More than books: Library draws in all kinds

The Carnegie Library of Pittsburgh is home to books, movies, music and more for Brookliners. Photo by Rebekah Devorak.

The Carnegie Library of Pittsburgh is home to books, movies, music and more for Brookliners. Photo by Rebekah Devorak.

By: Katie Lipko

Community. Connection. Engagement.

This description of the Carnegie Library of Pittsburgh in Brookline comes from Jessica Clark, library services manager who believes that the library is as much an anchor in the Brookline community as the community is an anchor to the library.

“A community is its people,” says Clark. “While [Brookline] has its businesses, its organizations, its heart is its people. And this is how we think about the library, too.”

To draw on this belief, the library contains a “community living room” by the front windows that face Brookline Boulevard. Every day this spot is filled with individuals reading, talking or hanging out, according to Clark who loves seeing the people interact with each other.

While books are still a main focus to any library, Clark explains that helping people build connections within the community and with each other is a main focus of the Brookline library.

Annette Ferrieri, President of the Brookline Area Community Council (BACC), says that the Brookline Library has historically been a place for families and groups of all kinds to gather, and that attribute still stands today. “[The library] is for many, not only physically but socially, the center of the Boulevard.”

The Boulevard has helped the success of the library in more than one way.

“Brookline still has that main street kind of feel to it,” says Clark, who likes that the Boulevard is a one-stop street for the community. The reconstruction of the Boulevard made the street so beautiful, she says, creating that “small town within a city feel.” Since many use the Boulevard, traffic in and out of the library is constant.

The library sees about 12,000 people each month and about 450 a day. Clark explains that the library circulates 6,300 books, magazines, DVDs, music CDs and other items each month. EBooks have become increasingly popular and Clark says that technology is the biggest change the library has seen in addition to the change in way individuals learn.

“Supporting people all along the spectrum of their lives” is a way Clark says the library focuses on helping the community. “We are now much more mindful that ‘not one size does fit all.’”

Making all library users happy is a difficulty for Clark. “When successful, it is very rewarding, but it is a challenge making sure everyone is getting what they need,” she says. Every individual is different. Clark sees some kids who are looking for a place to do homework, while others want the computer to play Minecraft. Efficiency of space was the solution.

When the library moved to its current building in 1991 from down the street, the lower level was an unusable basement, and the building was being leased. 2003 saw the renovations of the building which took a year to complete.

The BACC raised the funds to buy the property on which the library sits, and the Carnegie Library system contributed money which completed renovations.

“One of my proudest moments was putting on the commemorative hard hat and swinging a sledge hammer into the old wall to start the construction,” said Ferrieri.

Previously a congested and crowed single floor space, in 2004 when the library reopened, a full separate level for children’s services and meeting rooms had been created.

Clark believes that to folks who live in Brookline, the transformation of the building was incredible.
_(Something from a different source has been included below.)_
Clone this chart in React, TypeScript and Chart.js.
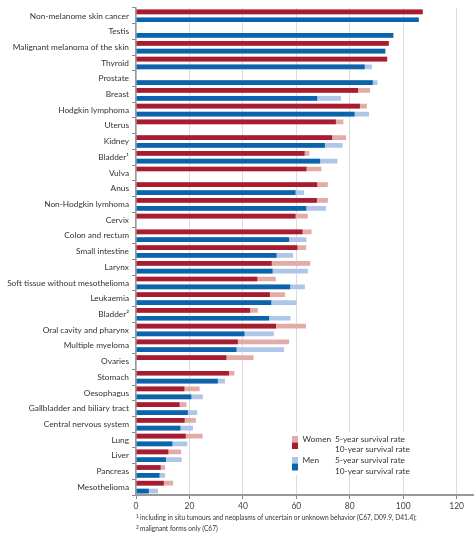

The library was now able to give all users their individual space, allowing them to help and reach more people in the community.

Promoting community, literacy and learning is a goal of the library, and in Clark’s words, literacy is more than making sure individuals can read and write.

There are various types of literacy needs. Clark sees many older individuals confused over using computers. To help all individuals with their specific needs during different stages in their lives, the library offers many programs. Guitar classes, yoga classes, English classes, computer classes, book readings and various children’s after school programs are just a few.

Strong community connections are apparent in class offerings like Intro to Guitar, which is able to be offered because of community members who have guitar skills wanted to share them. Clark says that while the library does not always teach various classes, they provide the space and offer the program at no charge to participants.

Connections with local organizations and businesses also help the library accomplish their goals. “Partnering magnifies the potential to help people,” Clark says since each partner has their own area of expertise.

The Brookline library has good relationships with area schools, The Seton Center, Casa San Jose and the nearby Geekadrome store. This business specifically has donated many video games and electronic devices to fill the children’s section of the library. Gaming is a big aspect of the library and Clark says that there would be no gaming section without Geekadrome.

The BACC has also been a solid support system for the library for many years.

Ferrieri says that the BACC stepped in to help develop a permanent, community-friendly home for the Brookline library because the Carnegie Library system has a history of being a place in which all Brookline community members can count.

Ferrieri believes “the renovation of the library was a positive change on Brookline Boulevard that started the current upswing.” She says, “[the library] was and is a true asset in every way.”

An active member and user of the library, Ferrieri sees the library staff’s cooperation within the community and says their efforts to help all have paid off. The computers at the library are lifelines for some and convenience for others but busy most of the time as is the children’s center which is always filled with kids and laughter.

“[The library] is a vital part of our community,” said Ferrieri, who does not know where Brookline would be without it.